> _Given instruction_
What are the lines from the one with "Recreate this image" through the one with "(0,0) rectangle (19.92,-15.6);", inclusive? Output them exactly, and leave out the pictures.

Rows from a dataset of charts and code
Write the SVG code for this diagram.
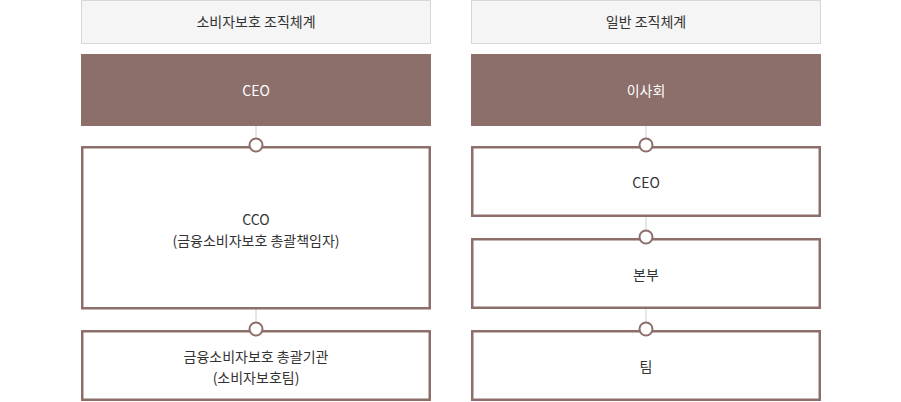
<svg xmlns="http://www.w3.org/2000/svg" width="901" height="402" viewBox="0 0 901 402">
<style>
text{font-family:"Noto Sans CJK KR","Noto Sans",sans-serif;font-size:14px;fill:#333;text-anchor:middle}
.hdr{fill:#f5f5f5;stroke:#d7d7d7;stroke-width:1}
.dark{fill:#8c6e6b}
.wt{fill:#fff}
.box{fill:#fff;stroke:#8c6e6b;stroke-width:2.5}
.dot{fill:#fff;stroke:#8c6e6b;stroke-width:2}
.ln{stroke:#cccccc;stroke-width:1}
</style>
<rect width="901" height="402" fill="#fff"/>
<g id="connectors">
<line class="ln" x1="256" y1="126" x2="256" y2="145"/>
<line class="ln" x1="256" y1="309" x2="256" y2="329"/>
<line class="ln" x1="646" y1="126" x2="646" y2="145"/>
<line class="ln" x1="646" y1="217" x2="646" y2="237"/>
<line class="ln" x1="646" y1="309" x2="646" y2="329"/>
</g>
<g id="left-header"><rect class="hdr" x="81.5" y="0.5" width="349" height="43"/><text x="256" y="27">소비자보호 조직체계</text></g>
<g id="left-ceo"><rect class="dark" x="81" y="54" width="350" height="72"/><text class="wt" x="256" y="96">CEO</text></g>
<g id="left-cco"><rect class="box" x="82.25" y="147.25" width="347.5" height="161"/><text x="256" y="225">CCO</text><text x="256" y="246">(금융소비자보호 총괄책임자)</text></g>
<g id="left-team"><rect class="box" x="82.25" y="331.25" width="347.5" height="68.5"/><text x="256" y="362">금융소비자보호 총괄기관</text><text x="256" y="383">(소비자보호팀)</text></g>
<g id="right-header"><rect class="hdr" x="471.5" y="0.5" width="349" height="43"/><text x="646" y="27">일반 조직체계</text></g>
<g id="right-board"><rect class="dark" x="471" y="54" width="350" height="72"/><text class="wt" x="646" y="96">이사회</text></g>
<g id="right-ceo"><rect class="box" x="472.25" y="147.25" width="347.5" height="68.5"/><text x="646" y="188">CEO</text></g>
<g id="right-hq"><rect class="box" x="472.25" y="239.25" width="347.5" height="68.5"/><text x="646" y="280">본부</text></g>
<g id="right-team"><rect class="box" x="472.25" y="331.25" width="347.5" height="68.5"/><text x="646" y="372">팀</text></g>
<g id="dots">
<circle class="dot" cx="256" cy="145" r="6.5"/>
<circle class="dot" cx="256" cy="329" r="6.5"/>
<circle class="dot" cx="646" cy="145" r="6.5"/>
<circle class="dot" cx="646" cy="237" r="6.5"/>
<circle class="dot" cx="646" cy="329" r="6.5"/>
</g>
</svg>
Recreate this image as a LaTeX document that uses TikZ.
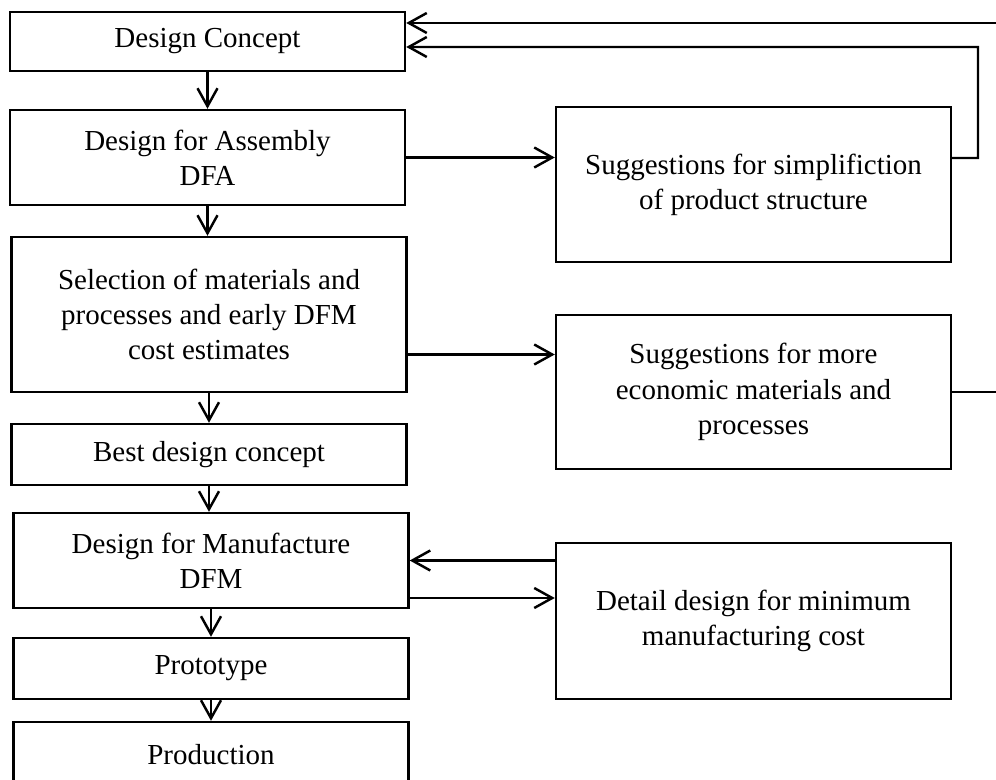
\documentclass[tikz,border=0pt]{standalone}
\usepackage{fontspec}
\setmainfont{Liberation Serif}
\usetikzlibrary{positioning,arrows.meta}

\begin{document}
\begin{tikzpicture}[
  blk/.style={draw,rectangle,line width=1.4pt,align=center,minimum width=7.9cm},
  arr/.style={line width=1.4pt,-{Straight Barb[length=0.36cm,width=0.4cm]}},
  font=\fontsize{16.5}{20}\selectfont]
\useasboundingbox (0,0) rectangle (19.92,-15.6);

% Main flow
\node[blk,minimum height=1.18cm] (dc) at (4.15,-0.83) {Design Concept};
\node[blk,minimum height=1.9cm] (dfa) at (4.15,-3.15) {Design for Assembly\\DFA};
\node[blk,minimum height=3.1cm] (sel) at (4.18,-6.29) {Selection of materials and\\processes and early DFM\\cost estimates};
\node[blk,minimum height=1.22cm] (best) at (4.18,-9.09) {Best design concept};
\node[blk,minimum height=1.9cm] (dfm) at (4.22,-11.21) {Design for Manufacture\\DFM};
\node[blk,minimum height=1.22cm] (proto) at (4.22,-13.37) {Prototype};
\node[blk,minimum height=1.32cm] (prod) at (4.22,-15.1) {Production};

% Side boxes
\node[blk,minimum height=3.1cm] (simp) at (15.07,-3.69) {Suggestions for simplifiction\\of product structure};
\node[blk,minimum height=3.08cm] (econ) at (15.07,-7.84) {Suggestions for more\\economic materials and\\processes};
\node[blk,minimum height=3.12cm] (detail) at (15.07,-12.42) {Detail design for minimum\\manufacturing cost};

% Arrows down
\draw[arr] (dc) -- (dfa);
\draw[arr] (dfa) -- (dfa |- sel.north);
\draw[arr] (sel) -- (best);
\draw[arr] (best) -- (best |- dfm.north);
\draw[arr] (dfm) -- (proto);
\draw[arr] (proto) -- (prod);

% Arrows to the side
\draw[arr] (dfa.east) -- (dfa.east -| simp.west);
\draw[arr] ([yshift=-0.8cm]sel.east) -- ([yshift=-0.8cm]sel.east -| econ.west);
\draw[arr] (detail.west |- dfm.east) -- (dfm.east);
\draw[arr] ([yshift=-0.75cm]dfm.east) -- ([yshift=-0.75cm]dfm.east -| detail.west);

% Feedback
\draw[arr] ([yshift=0.53cm]simp.east) -| (19.56,-0.94) -- ([yshift=-0.11cm]dc.east);
\draw[arr] (econ.east) -- ++(1.0,0) |- ([yshift=0.37cm]dc.east);
\end{tikzpicture}
\end{document}
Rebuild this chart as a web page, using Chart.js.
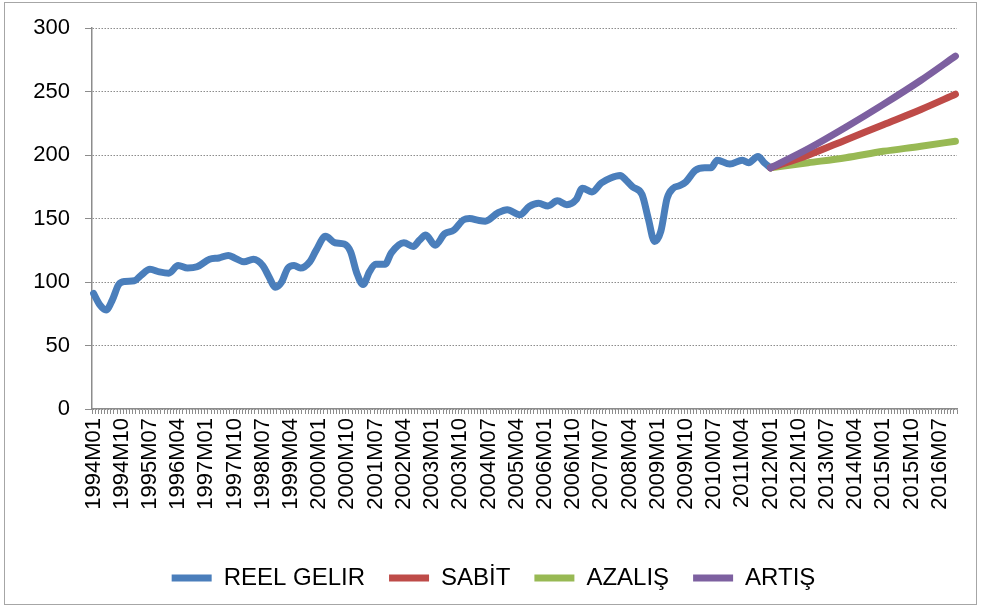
<!DOCTYPE html>
<html>
<head>
<meta charset="utf-8">
<script src="https://cdn.jsdelivr.net/npm/chart.js@4.4.1/dist/chart.umd.min.js"></script>
<style>
  html, body { margin: 0; padding: 0; background: #fff; }
  #wrap { position: relative; width: 981px; height: 608px; }
</style>
</head>
<body>
<div id="wrap"><canvas id="chart" width="981" height="608"></canvas></div>
<script>
// monthly categories 1994M01 .. 2016M12
var startYear = 1994, endYear = 2016;
var months = [];
for (var y = startYear; y <= endYear; y++) {
    for (var m = 1; m <= 12; m++) {
        months.push(y + 'M' + (m < 10 ? '0' + m : m));
    }
}

// REEL GELIR
var reelDates = ['1994M01','1994M03','1994M05','1994M07','1994M09','1994M11','1995M02','1995M04','1995M07','1995M10',
    '1996M01','1996M04','1996M07','1996M10','1997M02','1997M05','1997M08','1997M10','1998M01','1998M04',
    '1998M07','1998M09','1998M11','1999M01','1999M03','1999M05','1999M07','1999M10','1999M12','2000M03',
    '2000M06','2000M09','2000M11','2001M01','2001M03','2001M05','2001M07','2001M10','2001M12','2002M04',
    '2002M07','2002M09','2002M11','2003M02','2003M05','2003M08','2003M11','2004M01','2004M04','2004M06',
    '2004M10','2005M01','2005M05','2005M08','2005M11','2006M02','2006M05','2006M08','2006M11','2007M01',
    '2007M04','2007M07','2007M10','2008M01','2008M03','2008M05','2008M08','2008M10','2008M12','2009M02',
    '2009M04','2009M06','2009M08','2009M10','2010M01','2010M04','2010M06','2010M08','2010M12','2011M04',
    '2011M06','2011M09','2011M11','2012M01'];
var reelValues = [91, 82, 78, 86, 98, 100.5, 101, 105, 110, 108,
    107, 113, 111, 112, 118, 119, 121, 119, 116, 118,
    113, 104, 96, 100, 111, 113, 111, 116, 125, 136,
    131, 130, 124, 107, 98, 108, 114, 114, 123, 131,
    128, 133, 137, 129, 138, 141, 149, 150, 148.5, 148,
    154.5, 157, 153, 159.5, 162, 160, 164, 161, 165, 174,
    171, 178, 182, 184, 180, 175, 169, 150, 132, 140,
    166, 174, 176, 179, 188, 190, 190, 196, 193, 196,
    194, 199, 194, 190];

// scenarios
var forecastDates = ['2012M01','2013M01','2014M01','2015M01','2016M01','2016M12'];
var sabitValues  = [190, 200, 212, 224, 236, 248];
var azalisValues = [190, 194, 198, 203, 207, 211];
var artisValues  = [190, 205, 222, 240, 259, 278];

var yTicks = [0, 50, 100, 150, 200, 250, 300];

function place(dates, values) {
    var arr = months.map(function () { return null; });
    for (var i = 0; i < dates.length; i++) {
        arr[months.indexOf(dates[i])] = values[i];
    }
    return arr;
}

var FONT = '"Liberation Sans", Arial, Helvetica, sans-serif';

var frame = {
    id: 'frame',
    beforeDraw: function (chart) {
        var ctx = chart.ctx;
        ctx.save();
        ctx.fillStyle = '#fff';
        ctx.fillRect(0, 0, chart.width, chart.height);
        ctx.strokeStyle = '#a6a6a6';
        ctx.lineWidth = 1;
        ctx.strokeRect(4.5, 2.5, 972, 602);
        ctx.restore();
    }
};

function series(label, data, color, order) {
    return {
        label: label,
        data: data,
        borderColor: color,
        backgroundColor: color,
        borderWidth: 7,
        pointRadius: 0,
        spanGaps: true,
        cubicInterpolationMode: 'monotone',
        borderCapStyle: 'round',
        borderJoinStyle: 'round',
        order: order
    };
}

new Chart(document.getElementById('chart'), {
    type: 'line',
    data: {
        labels: months,
        datasets: [
            series('REEL GELIR', place(reelDates, reelValues), '#4a7ebb', 4),
            series('SABİT', place(forecastDates, sabitValues), '#be4b48', 2),
            series('AZALIŞ', place(forecastDates, azalisValues), '#98b954', 3),
            series('ARTIŞ', place(forecastDates, artisValues), '#7d60a0', 1)
        ]
    },
    options: {
        responsive: false,
        animation: false,
        layout: { padding: { left: 30, right: 24, top: 28, bottom: 8 } },
        plugins: {
            legend: {
                position: 'bottom',
                labels: {
                    font: { family: FONT, size: 24 },
                    color: '#000',
                    usePointStyle: true,
                    pointStyle: 'line',
                    pointStyleWidth: 40,
                    padding: 24,
                    sort: function (a, b) { return a.datasetIndex - b.datasetIndex; }
                }
            },
            tooltip: { enabled: false }
        },
        scales: {
            x: {
                offset: true,
                grid: {
                    offset: true,
                    drawOnChartArea: false,
                    drawTicks: true,
                    tickLength: 5,
                    tickColor: '#8c8c8c',
                    tickWidth: 1
                },
                border: { color: '#8c8c8c', width: 1.5 },
                ticks: {
                    autoSkip: false,
                    maxRotation: 90,
                    minRotation: 90,
                    padding: 4,
                    color: '#000',
                    font: { family: FONT, size: 22 },
                    callback: function (v, i) { return i % 9 === 0 ? months[i] : ''; }
                },
                afterFit: function (scale) {
                    scale.height = 133;
                    scale.paddingLeft = 0;
                    scale.paddingRight = 0;
                }
            },
            y: {
                min: 0,
                max: 300,
                afterBuildTicks: function (scale) {
                    scale.ticks = yTicks.map(function (v) { return { value: v }; });
                },
                grid: {
                    color: '#8c8c8c',
                    lineWidth: 1,
                    drawTicks: true,
                    tickLength: 7,
                    tickColor: '#8c8c8c',
                    tickBorderDash: []
                },
                border: { color: '#8c8c8c', width: 1.5, dash: [1.5, 1.5] },
                ticks: {
                    padding: 15,
                    color: '#000',
                    font: { family: FONT, size: 22 }
                },
                afterFit: function (scale) { scale.width = 62; }
            }
        }
    },
    plugins: [frame]
});
</script>
</body>
</html>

> _Output of the exercise_
Recreate this image as a LaTeX document that uses TikZ.
\documentclass[tikz,border=0pt]{standalone}
\usepackage{fontspec}
\setmainfont{Liberation Serif}
\usetikzlibrary{positioning,arrows.meta}

\begin{document}
\begin{tikzpicture}[
  blk/.style={draw,rectangle,line width=1.4pt,align=center,minimum width=7.9cm},
  arr/.style={line width=1.4pt,-{Straight Barb[length=0.36cm,width=0.4cm]}},
  font=\fontsize{16.5}{20}\selectfont]
\useasboundingbox (0,0) rectangle (19.92,-15.6);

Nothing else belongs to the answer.